▸ AIM
Return the material exactly, first line through the line containing "(noFondos) at (405,362)", and nothing more. Pictures stay out.

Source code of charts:
»»

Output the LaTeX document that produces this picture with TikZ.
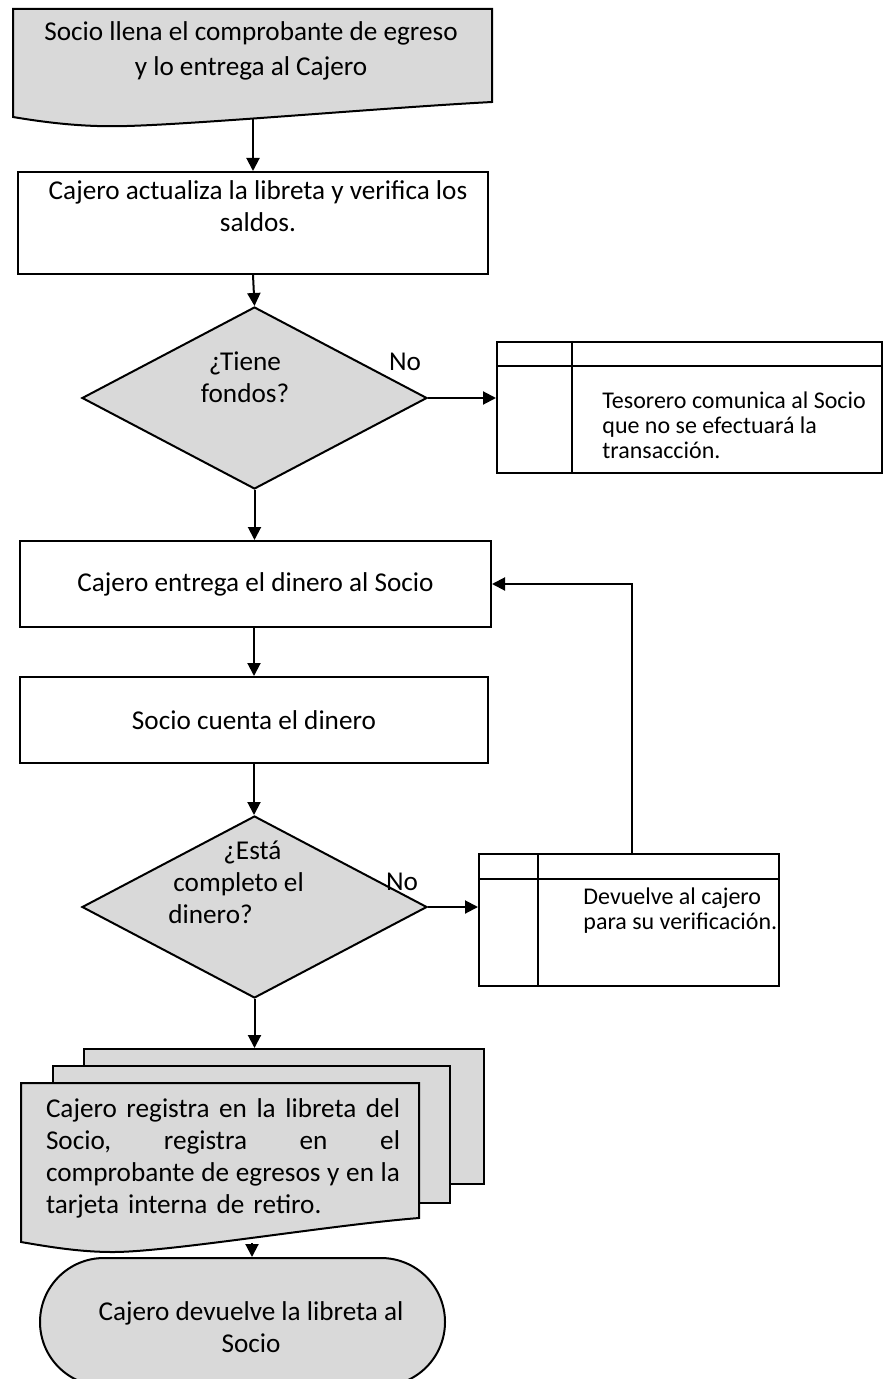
\documentclass[tikz,border=0pt]{standalone}
\usepackage{fontspec}
\setmainfont{Carlito}
\usepackage{xcolor}
\usepackage{tikz}
\usetikzlibrary{arrows.meta,positioning,shapes,calc}

\definecolor{shade}{HTML}{D9D9D9}

\begin{document}
\begin{tikzpicture}[x=0.5pt, y=-0.5pt,
  every node/.style={font=\fontsize{13.6}{16}\selectfont, inner sep=0pt},
  proc/.style={draw, line width=1pt, fill=white},
  decision/.style={draw, diamond, aspect=1.9, line width=1pt, fill=shade, minimum width=172.5pt, minimum height=91pt},
  shaded/.style={draw, line width=1pt, fill=shade},
  tbl/.style={draw, line width=1pt, fill=white},
  small/.style={font=\fontsize{12}{12.5}\selectfont, align=left, anchor=west},
  arr/.style={-{Triangle[length=6.5pt, width=6.5pt]}, line width=1pt}
]
\useasboundingbox (0,0) rectangle (884,1379);

% Solicitud del socio
\draw[shaded] (13,9) -- (492,9) -- (492,102) .. controls (380,108) and (200,124) .. (127,126)
  .. controls (95,127) and (60,125) .. (13,117) -- cycle;
\node[align=center, font=\fontsize{13.6}{17.5}\selectfont] (solicitud) at (251,51) {Socio llena el comprobante de egreso\\y lo entrega al Cajero};
\coordinate (solicitudBot) at (253,119);

\node[proc, minimum width=235pt, minimum height=51pt] (actualiza) at (253,223) {};
\node[align=center] (actualizaTxt) at (258,206) {Cajero actualiza la libreta y verifica los\\saldos.};
\draw[arr] (solicitudBot) -- (actualiza.north);

% Fondos
\node[decision] (fondos) at (254.5,398) {};
\node[align=center] (fondosTxt) at (245,377) {¿Tiene\\fondos?};
\draw[arr] (actualiza.south) -- (fondos.north);
\node (noFondos) at (405,362) {No};

\node[tbl, minimum width=192.5pt, minimum height=65.5pt] (tesorero) at (689.5,407.5) {};
\draw[line width=1pt] ($(tesorero.north west)+(0,25)$) -- ($(tesorero.north east)+(0,25)$);
\draw[line width=1pt] ($(tesorero.north west)+(76,0)$) -- ($(tesorero.south west)+(76,0)$);
\node[small] (tesoreroTxt) at (602,425) {Tesorero comunica al Socio\\que no se efectuará la\\transacción.};
\draw[arr] (fondos.east) -- (fondos.east -| tesorero.west);

% Entrega y conteo
\node[proc, minimum width=235.5pt, minimum height=43pt] (entrega) at (255.5,584) {Cajero entrega el dinero al Socio};
\draw[arr] (fondos.south) -- (fondos.south |- entrega.north);

\node[proc, minimum width=234pt, minimum height=43pt] (cuenta) at (254,720) {Socio cuenta el dinero};
\draw[arr] (cuenta.north |- entrega.south) -- (cuenta.north);

% Completo
\node[decision] (completo) at (254.5,907) {};
\node[align=left, anchor=west] (completoTxt) at (168,882) {\hspace*{27.5pt}¿Está\\\hspace*{2.5pt}completo el\\dinero?};
\draw[arr] (cuenta.south) -- (cuenta.south |- completo.north);
\node (noCompleto) at (402,882) {No};

\node[tbl, minimum width=150pt, minimum height=66pt] (devuelve) at (629,920) {};
\draw[line width=1pt] ($(devuelve.north west)+(0,26)$) -- ($(devuelve.north east)+(0,26)$);
\draw[line width=1pt] ($(devuelve.north west)+(60,0)$) -- ($(devuelve.south west)+(60,0)$);
\node[small] (devuelveTxt) at (583,911) {Devuelve al cajero\\para su verificación.};
\draw[arr] (completo.east) -- (completo.east -| devuelve.west);
\draw[arr] ($(devuelve.north)+(3,0)$) |- (entrega.east);

% Registro
\node[shaded, minimum width=200pt, minimum height=67.5pt] (hojaC) at (284,1116.5) {};
\node[shaded, minimum width=198.5pt, minimum height=68.5pt] (hojaB) at (251.5,1134.5) {};
\draw[shaded] (21,1083) -- (419,1083) -- (419,1218) .. controls (330,1225) and (170,1252) .. (113,1252)
  .. controls (80,1252) and (50,1247) .. (21,1242) -- cycle;
\node[align=left, text width=177pt] (registra) at (223,1158) {\makebox[177pt][l]{Cajero\hfill registra\hfill en\hfill la\hfill libreta\hfill del}\\\makebox[177pt][l]{Socio,\hfill registra\hfill en\hfill el}\\\makebox[177pt][l]{comprobante\hfill de\hfill egresos\hfill y\hfill en\hfill la}\\tarjeta interna de retiro.};
\draw[arr] (completo.south) -- (completo.south |- hojaC.north);
\coordinate (registraBot) at (252,1243);

% Fin
\node[shaded, rounded rectangle, minimum width=202.5pt, minimum height=64pt] (devuelveLib) at (242.5,1322) {};
\node[align=center] (devuelveLibTxt) at (251,1327) {Cajero devuelve la libreta al\\Socio};
\draw[arr] (registraBot) -- (registraBot |- devuelveLib.north);

\end{tikzpicture}
\end{document}
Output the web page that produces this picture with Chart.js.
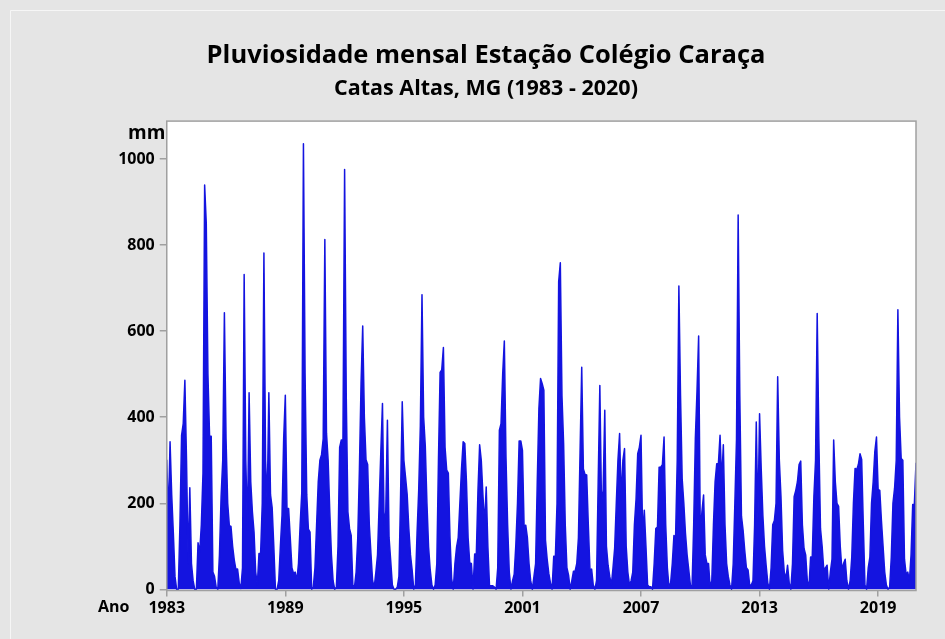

««

▸ TASK RESULT
Output the LaTeX document that produces this picture with TikZ.
\documentclass[tikz,border=0pt]{standalone}
\usepackage{fontspec}
\setmainfont{Carlito}
\usepackage{xcolor}
\usepackage{tikz}
\usetikzlibrary{arrows.meta,positioning,shapes,calc}

\definecolor{shade}{HTML}{D9D9D9}

\begin{document}
\begin{tikzpicture}[x=0.5pt, y=-0.5pt,
  every node/.style={font=\fontsize{13.6}{16}\selectfont, inner sep=0pt},
  proc/.style={draw, line width=1pt, fill=white},
  decision/.style={draw, diamond, aspect=1.9, line width=1pt, fill=shade, minimum width=172.5pt, minimum height=91pt},
  shaded/.style={draw, line width=1pt, fill=shade},
  tbl/.style={draw, line width=1pt, fill=white},
  small/.style={font=\fontsize{12}{12.5}\selectfont, align=left, anchor=west},
  arr/.style={-{Triangle[length=6.5pt, width=6.5pt]}, line width=1pt}
]
\useasboundingbox (0,0) rectangle (884,1379);

% Solicitud del socio
\draw[shaded] (13,9) -- (492,9) -- (492,102) .. controls (380,108) and (200,124) .. (127,126)
  .. controls (95,127) and (60,125) .. (13,117) -- cycle;
\node[align=center, font=\fontsize{13.6}{17.5}\selectfont] (solicitud) at (251,51) {Socio llena el comprobante de egreso\\y lo entrega al Cajero};
\coordinate (solicitudBot) at (253,119);

\node[proc, minimum width=235pt, minimum height=51pt] (actualiza) at (253,223) {};
\node[align=center] (actualizaTxt) at (258,206) {Cajero actualiza la libreta y verifica los\\saldos.};
\draw[arr] (solicitudBot) -- (actualiza.north);

% Fondos
\node[decision] (fondos) at (254.5,398) {};
\node[align=center] (fondosTxt) at (245,377) {¿Tiene\\fondos?};
\draw[arr] (actualiza.south) -- (fondos.north);
\node (noFondos) at (405,362) {No};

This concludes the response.